___ Collected material ___

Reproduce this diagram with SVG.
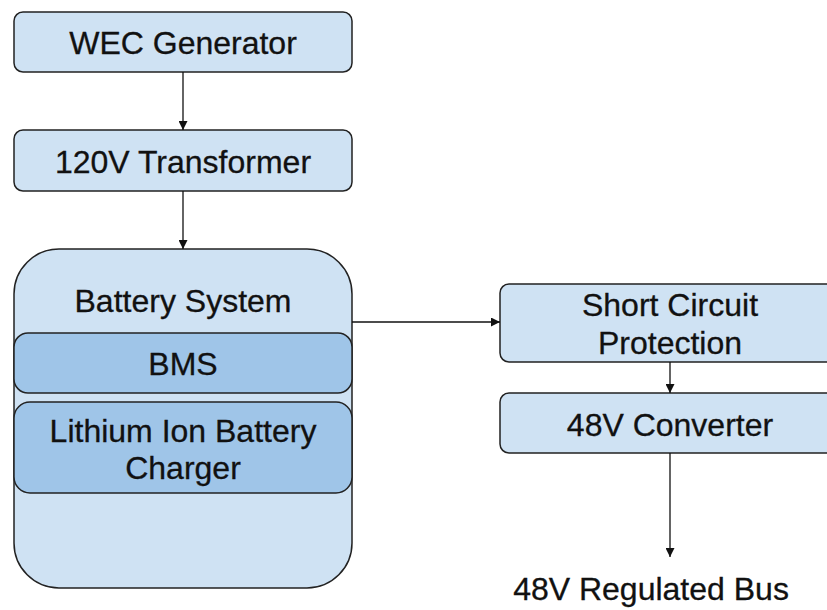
<svg xmlns="http://www.w3.org/2000/svg" width="827" height="610" viewBox="0 0 827 610">
<style>
.box{fill:#cfe2f3;stroke:#222;stroke-width:1.5}
.inner{fill:#9fc5e8;stroke:#222;stroke-width:1.5}
.t{font-family:"Liberation Sans",Arial,sans-serif;font-size:32px;fill:#111;stroke:#111;stroke-width:0.3;text-anchor:middle}
.c{stroke:#111;stroke-width:1.3;fill:none;marker-end:url(#ah)}
</style>
<defs>
<marker id="ah" viewBox="0 0 10 10" refX="10" refY="5" markerWidth="9" markerHeight="9" markerUnits="userSpaceOnUse" orient="auto">
<path d="M0,0 L10,5 L0,10 z" fill="#111"/>
</marker>
</defs>
<rect width="827" height="610" fill="#fff"/>
<g id="wec">
<rect class="box" x="14" y="12" width="338" height="60" rx="9"/>
<text class="t" x="183" y="54">WEC Generator</text>
</g>
<g id="transformer">
<rect class="box" x="14" y="130" width="338" height="61" rx="9"/>
<text class="t" x="183" y="173">120V Transformer</text>
</g>
<g id="battery">
<rect class="box" x="14" y="249" width="338" height="339" rx="45"/>
<text class="t" x="183" y="312">Battery System</text>
</g>
<g id="bms">
<rect class="inner" x="14" y="333" width="338" height="60" rx="14"/>
<text class="t" x="183" y="375">BMS</text>
</g>
<g id="charger">
<rect class="inner" x="14" y="402" width="338" height="91" rx="16"/>
<text class="t" x="183" y="442">Lithium Ion Battery</text>
<text class="t" x="183" y="479">Charger</text>
</g>
<g id="scp">
<rect class="box" x="500" y="284" width="340" height="78" rx="9"/>
<text class="t" x="670" y="316">Short Circuit</text>
<text class="t" x="670" y="354">Protection</text>
</g>
<g id="conv">
<rect class="box" x="500" y="393" width="340" height="60" rx="9"/>
<text class="t" x="670" y="436">48V Converter</text>
</g>
<g id="bus">
<text class="t" x="651" y="600">48V Regulated Bus</text>
</g>
<g id="connectors">
<line class="c" x1="183" y1="72" x2="183" y2="130"/>
<line class="c" x1="183" y1="191" x2="183" y2="249"/>
<line class="c" x1="352" y1="322" x2="500" y2="322"/>
<line class="c" x1="670" y1="362" x2="670" y2="393"/>
<line class="c" x1="670" y1="453" x2="670" y2="557"/>
</g>
</svg>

___

Reproduce the material in its entirety and word for word, without the pictures.

Written response:
Reproduce this diagram with SVG.
<svg xmlns="http://www.w3.org/2000/svg" width="827" height="610" viewBox="0 0 827 610">
<style>
.box{fill:#cfe2f3;stroke:#222;stroke-width:1.5}
.inner{fill:#9fc5e8;stroke:#222;stroke-width:1.5}
.t{font-family:"Liberation Sans",Arial,sans-serif;font-size:32px;fill:#111;stroke:#111;stroke-width:0.3;text-anchor:middle}
.c{stroke:#111;stroke-width:1.3;fill:none;marker-end:url(#ah)}
</style>
<defs>
<marker id="ah" viewBox="0 0 10 10" refX="10" refY="5" markerWidth="9" markerHeight="9" markerUnits="userSpaceOnUse" orient="auto">
<path d="M0,0 L10,5 L0,10 z" fill="#111"/>
</marker>
</defs>
<rect width="827" height="610" fill="#fff"/>
<g id="wec">
<rect class="box" x="14" y="12" width="338" height="60" rx="9"/>
<text class="t" x="183" y="54">WEC Generator</text>
</g>
<g id="transformer">
<rect class="box" x="14" y="130" width="338" height="61" rx="9"/>
<text class="t" x="183" y="173">120V Transformer</text>
</g>
<g id="battery">
<rect class="box" x="14" y="249" width="338" height="339" rx="45"/>
<text class="t" x="183" y="312">Battery System</text>
</g>
<g id="bms">
<rect class="inner" x="14" y="333" width="338" height="60" rx="14"/>
<text class="t" x="183" y="375">BMS</text>
</g>
<g id="charger">
<rect class="inner" x="14" y="402" width="338" height="91" rx="16"/>
<text class="t" x="183" y="442">Lithium Ion Battery</text>
<text class="t" x="183" y="479">Charger</text>
</g>
<g id="scp">
<rect class="box" x="500" y="284" width="340" height="78" rx="9"/>
<text class="t" x="670" y="316">Short Circuit</text>
<text class="t" x="670" y="354">Protection</text>
</g>
<g id="conv">
<rect class="box" x="500" y="393" width="340" height="60" rx="9"/>
<text class="t" x="670" y="436">48V Converter</text>
</g>
<g id="bus">
<text class="t" x="651" y="600">48V Regulated Bus</text>
</g>
<g id="connectors">
<line class="c" x1="183" y1="72" x2="183" y2="130"/>
<line class="c" x1="183" y1="191" x2="183" y2="249"/>
<line class="c" x1="352" y1="322" x2="500" y2="322"/>
<line class="c" x1="670" y1="362" x2="670" y2="393"/>
<line class="c" x1="670" y1="453" x2="670" y2="557"/>
</g>
</svg>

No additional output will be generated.